**What to produce**
Return only the lines from the top of the data down to the one that holds "Y_DOMAIN = [-4.5, 4.5]", both included, without any pictures.

**Collected data**
## BEGIN

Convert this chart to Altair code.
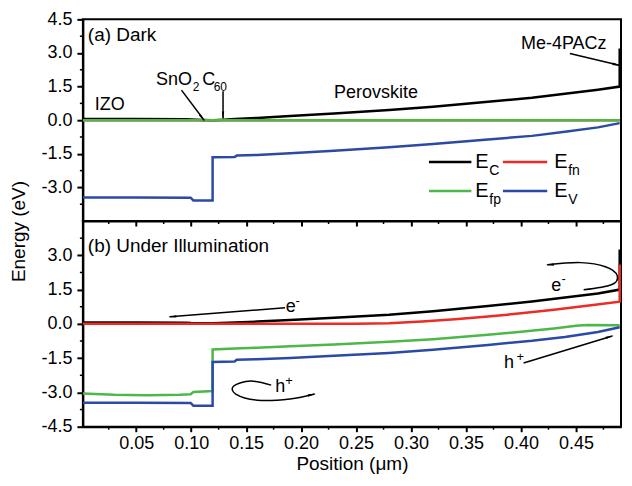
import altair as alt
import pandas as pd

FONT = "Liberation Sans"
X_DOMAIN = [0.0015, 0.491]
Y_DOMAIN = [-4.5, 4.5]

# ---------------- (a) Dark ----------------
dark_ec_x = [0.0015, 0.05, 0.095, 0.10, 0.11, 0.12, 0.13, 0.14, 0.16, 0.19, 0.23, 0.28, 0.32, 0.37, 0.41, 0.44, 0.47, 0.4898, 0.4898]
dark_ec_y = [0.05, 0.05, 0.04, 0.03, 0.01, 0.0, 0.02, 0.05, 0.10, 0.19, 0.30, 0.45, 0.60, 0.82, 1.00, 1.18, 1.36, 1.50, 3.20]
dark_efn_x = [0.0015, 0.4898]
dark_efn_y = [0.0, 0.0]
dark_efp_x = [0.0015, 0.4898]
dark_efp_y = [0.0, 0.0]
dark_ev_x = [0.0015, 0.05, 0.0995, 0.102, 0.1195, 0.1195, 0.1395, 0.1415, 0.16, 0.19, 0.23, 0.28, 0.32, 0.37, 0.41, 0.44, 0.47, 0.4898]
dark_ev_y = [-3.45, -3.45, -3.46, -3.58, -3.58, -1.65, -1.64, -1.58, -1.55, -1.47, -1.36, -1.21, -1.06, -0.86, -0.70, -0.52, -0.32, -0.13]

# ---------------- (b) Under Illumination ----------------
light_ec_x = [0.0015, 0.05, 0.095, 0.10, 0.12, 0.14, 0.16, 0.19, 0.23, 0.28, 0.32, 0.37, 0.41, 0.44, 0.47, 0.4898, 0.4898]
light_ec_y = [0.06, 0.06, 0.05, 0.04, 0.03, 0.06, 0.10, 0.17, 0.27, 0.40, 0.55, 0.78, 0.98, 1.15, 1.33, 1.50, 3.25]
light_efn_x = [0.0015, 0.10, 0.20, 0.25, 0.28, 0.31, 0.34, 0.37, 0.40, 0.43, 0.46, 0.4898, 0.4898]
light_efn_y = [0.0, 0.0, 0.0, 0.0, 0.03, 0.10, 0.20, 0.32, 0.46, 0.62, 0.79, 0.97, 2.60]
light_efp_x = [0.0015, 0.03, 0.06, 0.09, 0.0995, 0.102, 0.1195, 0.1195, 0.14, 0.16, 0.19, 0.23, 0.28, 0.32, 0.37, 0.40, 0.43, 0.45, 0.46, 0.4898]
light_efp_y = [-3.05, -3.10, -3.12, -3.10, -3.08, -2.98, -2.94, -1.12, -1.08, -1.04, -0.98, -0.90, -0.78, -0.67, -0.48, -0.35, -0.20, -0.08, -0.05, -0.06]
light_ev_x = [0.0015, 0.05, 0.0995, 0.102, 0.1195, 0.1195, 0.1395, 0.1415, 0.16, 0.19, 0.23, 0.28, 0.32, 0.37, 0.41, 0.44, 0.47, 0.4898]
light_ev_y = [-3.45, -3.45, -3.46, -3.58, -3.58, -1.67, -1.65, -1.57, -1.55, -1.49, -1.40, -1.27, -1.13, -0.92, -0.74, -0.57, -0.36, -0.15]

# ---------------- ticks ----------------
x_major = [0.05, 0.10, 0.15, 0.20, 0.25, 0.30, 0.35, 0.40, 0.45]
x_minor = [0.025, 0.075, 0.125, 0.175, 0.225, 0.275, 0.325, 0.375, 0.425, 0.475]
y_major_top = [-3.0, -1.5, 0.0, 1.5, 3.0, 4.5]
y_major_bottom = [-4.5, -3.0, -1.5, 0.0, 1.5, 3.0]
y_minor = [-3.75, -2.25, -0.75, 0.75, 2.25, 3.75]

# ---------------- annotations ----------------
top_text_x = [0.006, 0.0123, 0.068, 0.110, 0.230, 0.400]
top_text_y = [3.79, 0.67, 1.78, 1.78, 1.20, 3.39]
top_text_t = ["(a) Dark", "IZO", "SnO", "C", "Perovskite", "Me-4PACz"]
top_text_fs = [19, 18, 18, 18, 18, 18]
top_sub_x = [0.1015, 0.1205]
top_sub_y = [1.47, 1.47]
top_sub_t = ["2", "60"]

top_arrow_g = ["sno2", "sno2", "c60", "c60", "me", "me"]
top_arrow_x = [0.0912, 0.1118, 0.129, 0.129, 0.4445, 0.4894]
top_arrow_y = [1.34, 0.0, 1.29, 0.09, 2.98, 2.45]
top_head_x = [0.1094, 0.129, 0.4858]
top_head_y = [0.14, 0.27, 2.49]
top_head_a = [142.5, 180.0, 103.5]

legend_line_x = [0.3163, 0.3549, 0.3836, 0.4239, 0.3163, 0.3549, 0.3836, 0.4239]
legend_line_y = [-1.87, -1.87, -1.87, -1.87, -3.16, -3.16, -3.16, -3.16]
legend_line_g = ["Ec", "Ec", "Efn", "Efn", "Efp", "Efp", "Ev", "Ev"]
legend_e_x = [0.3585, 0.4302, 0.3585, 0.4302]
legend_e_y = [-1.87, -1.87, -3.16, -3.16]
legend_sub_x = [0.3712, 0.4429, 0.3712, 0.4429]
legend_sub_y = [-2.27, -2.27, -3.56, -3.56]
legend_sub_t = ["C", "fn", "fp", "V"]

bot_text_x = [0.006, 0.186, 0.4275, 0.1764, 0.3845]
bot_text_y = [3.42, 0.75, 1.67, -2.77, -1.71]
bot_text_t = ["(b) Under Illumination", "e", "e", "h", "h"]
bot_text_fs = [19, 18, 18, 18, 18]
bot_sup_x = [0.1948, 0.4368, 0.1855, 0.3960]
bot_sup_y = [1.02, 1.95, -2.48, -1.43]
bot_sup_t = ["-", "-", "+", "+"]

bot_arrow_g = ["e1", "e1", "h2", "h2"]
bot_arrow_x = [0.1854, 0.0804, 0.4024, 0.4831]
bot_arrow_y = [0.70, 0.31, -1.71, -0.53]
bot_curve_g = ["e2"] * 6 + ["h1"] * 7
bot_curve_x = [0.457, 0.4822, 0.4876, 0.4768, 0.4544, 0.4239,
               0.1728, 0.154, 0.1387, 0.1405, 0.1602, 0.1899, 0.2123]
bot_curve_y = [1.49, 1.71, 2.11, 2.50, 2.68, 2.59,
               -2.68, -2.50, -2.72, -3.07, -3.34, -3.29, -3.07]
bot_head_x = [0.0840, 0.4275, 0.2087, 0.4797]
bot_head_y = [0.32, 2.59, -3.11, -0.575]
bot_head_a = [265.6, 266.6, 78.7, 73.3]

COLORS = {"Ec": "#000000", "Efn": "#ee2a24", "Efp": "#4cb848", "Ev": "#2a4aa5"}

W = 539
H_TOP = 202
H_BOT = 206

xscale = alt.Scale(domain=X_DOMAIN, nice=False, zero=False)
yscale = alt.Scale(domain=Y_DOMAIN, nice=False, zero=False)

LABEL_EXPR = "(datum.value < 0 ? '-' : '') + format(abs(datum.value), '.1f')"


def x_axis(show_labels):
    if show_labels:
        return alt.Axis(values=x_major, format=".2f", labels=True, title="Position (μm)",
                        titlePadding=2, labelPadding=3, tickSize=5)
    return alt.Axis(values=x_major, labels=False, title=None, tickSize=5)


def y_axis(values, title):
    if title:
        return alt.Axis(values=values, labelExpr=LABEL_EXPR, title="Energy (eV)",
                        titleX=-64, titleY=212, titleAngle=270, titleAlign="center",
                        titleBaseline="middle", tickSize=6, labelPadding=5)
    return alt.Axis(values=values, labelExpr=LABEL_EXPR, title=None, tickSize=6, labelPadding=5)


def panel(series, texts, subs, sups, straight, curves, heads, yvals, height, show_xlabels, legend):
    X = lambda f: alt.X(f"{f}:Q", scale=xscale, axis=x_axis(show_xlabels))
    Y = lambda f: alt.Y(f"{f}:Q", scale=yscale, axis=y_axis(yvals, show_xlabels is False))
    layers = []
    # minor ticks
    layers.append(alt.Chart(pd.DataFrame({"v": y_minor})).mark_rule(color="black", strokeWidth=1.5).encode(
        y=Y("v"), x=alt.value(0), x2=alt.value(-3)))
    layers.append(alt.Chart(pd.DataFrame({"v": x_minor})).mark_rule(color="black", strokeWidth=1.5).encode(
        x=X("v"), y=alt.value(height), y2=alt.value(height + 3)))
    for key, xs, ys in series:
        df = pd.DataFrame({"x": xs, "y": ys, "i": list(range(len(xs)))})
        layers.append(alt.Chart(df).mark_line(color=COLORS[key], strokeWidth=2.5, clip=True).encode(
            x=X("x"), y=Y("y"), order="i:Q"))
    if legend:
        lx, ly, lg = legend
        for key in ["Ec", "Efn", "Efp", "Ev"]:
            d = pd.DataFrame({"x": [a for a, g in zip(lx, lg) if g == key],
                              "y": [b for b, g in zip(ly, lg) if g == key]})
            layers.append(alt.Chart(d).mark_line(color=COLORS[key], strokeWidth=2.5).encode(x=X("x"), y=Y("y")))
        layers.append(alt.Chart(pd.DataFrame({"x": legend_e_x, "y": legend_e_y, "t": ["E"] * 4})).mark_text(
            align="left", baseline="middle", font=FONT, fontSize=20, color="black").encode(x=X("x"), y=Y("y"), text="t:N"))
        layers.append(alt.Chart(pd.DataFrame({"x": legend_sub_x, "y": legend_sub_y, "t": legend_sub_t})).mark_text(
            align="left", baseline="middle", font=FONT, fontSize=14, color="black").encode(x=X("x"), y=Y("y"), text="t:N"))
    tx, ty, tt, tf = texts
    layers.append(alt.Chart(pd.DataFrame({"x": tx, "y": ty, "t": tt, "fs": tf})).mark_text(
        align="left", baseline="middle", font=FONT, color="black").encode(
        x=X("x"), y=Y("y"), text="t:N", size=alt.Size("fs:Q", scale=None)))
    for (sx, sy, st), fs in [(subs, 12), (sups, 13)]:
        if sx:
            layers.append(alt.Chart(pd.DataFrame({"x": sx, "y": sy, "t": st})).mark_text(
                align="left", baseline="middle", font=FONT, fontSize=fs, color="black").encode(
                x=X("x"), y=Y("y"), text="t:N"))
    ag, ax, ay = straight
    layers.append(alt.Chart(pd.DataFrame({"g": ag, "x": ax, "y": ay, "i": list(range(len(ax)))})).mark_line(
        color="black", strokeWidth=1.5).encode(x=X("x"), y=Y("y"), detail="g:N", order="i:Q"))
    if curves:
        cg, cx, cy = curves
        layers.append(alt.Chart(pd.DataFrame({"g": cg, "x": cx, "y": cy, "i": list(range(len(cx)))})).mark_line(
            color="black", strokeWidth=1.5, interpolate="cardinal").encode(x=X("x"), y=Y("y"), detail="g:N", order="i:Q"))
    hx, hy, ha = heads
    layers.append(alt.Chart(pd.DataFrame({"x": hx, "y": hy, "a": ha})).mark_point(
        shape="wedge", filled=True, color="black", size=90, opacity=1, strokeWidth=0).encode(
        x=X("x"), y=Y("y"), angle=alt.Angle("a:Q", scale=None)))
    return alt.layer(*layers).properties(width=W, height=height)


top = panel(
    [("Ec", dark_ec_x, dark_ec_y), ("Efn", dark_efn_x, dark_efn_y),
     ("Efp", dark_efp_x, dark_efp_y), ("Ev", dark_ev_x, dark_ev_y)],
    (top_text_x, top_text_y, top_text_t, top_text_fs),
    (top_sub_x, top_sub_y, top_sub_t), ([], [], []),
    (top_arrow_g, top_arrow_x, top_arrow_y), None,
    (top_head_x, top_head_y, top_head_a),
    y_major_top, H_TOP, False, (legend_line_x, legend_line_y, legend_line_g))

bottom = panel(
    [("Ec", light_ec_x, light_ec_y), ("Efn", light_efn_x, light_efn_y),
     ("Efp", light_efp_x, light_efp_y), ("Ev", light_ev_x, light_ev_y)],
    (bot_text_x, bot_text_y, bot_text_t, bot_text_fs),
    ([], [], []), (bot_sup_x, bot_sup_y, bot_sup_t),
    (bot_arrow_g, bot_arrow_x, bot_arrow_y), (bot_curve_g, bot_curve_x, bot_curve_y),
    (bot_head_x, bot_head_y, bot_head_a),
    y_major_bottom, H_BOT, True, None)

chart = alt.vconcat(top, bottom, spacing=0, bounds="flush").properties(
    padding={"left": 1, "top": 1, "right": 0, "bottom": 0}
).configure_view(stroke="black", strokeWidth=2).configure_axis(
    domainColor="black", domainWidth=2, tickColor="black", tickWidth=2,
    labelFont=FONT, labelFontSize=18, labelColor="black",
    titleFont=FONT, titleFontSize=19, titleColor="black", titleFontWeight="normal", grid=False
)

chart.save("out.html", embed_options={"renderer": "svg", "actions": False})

## END

**Final result**
Convert this chart to Altair code.
import altair as alt
import pandas as pd

FONT = "Liberation Sans"
X_DOMAIN = [0.0015, 0.491]
Y_DOMAIN = [-4.5, 4.5]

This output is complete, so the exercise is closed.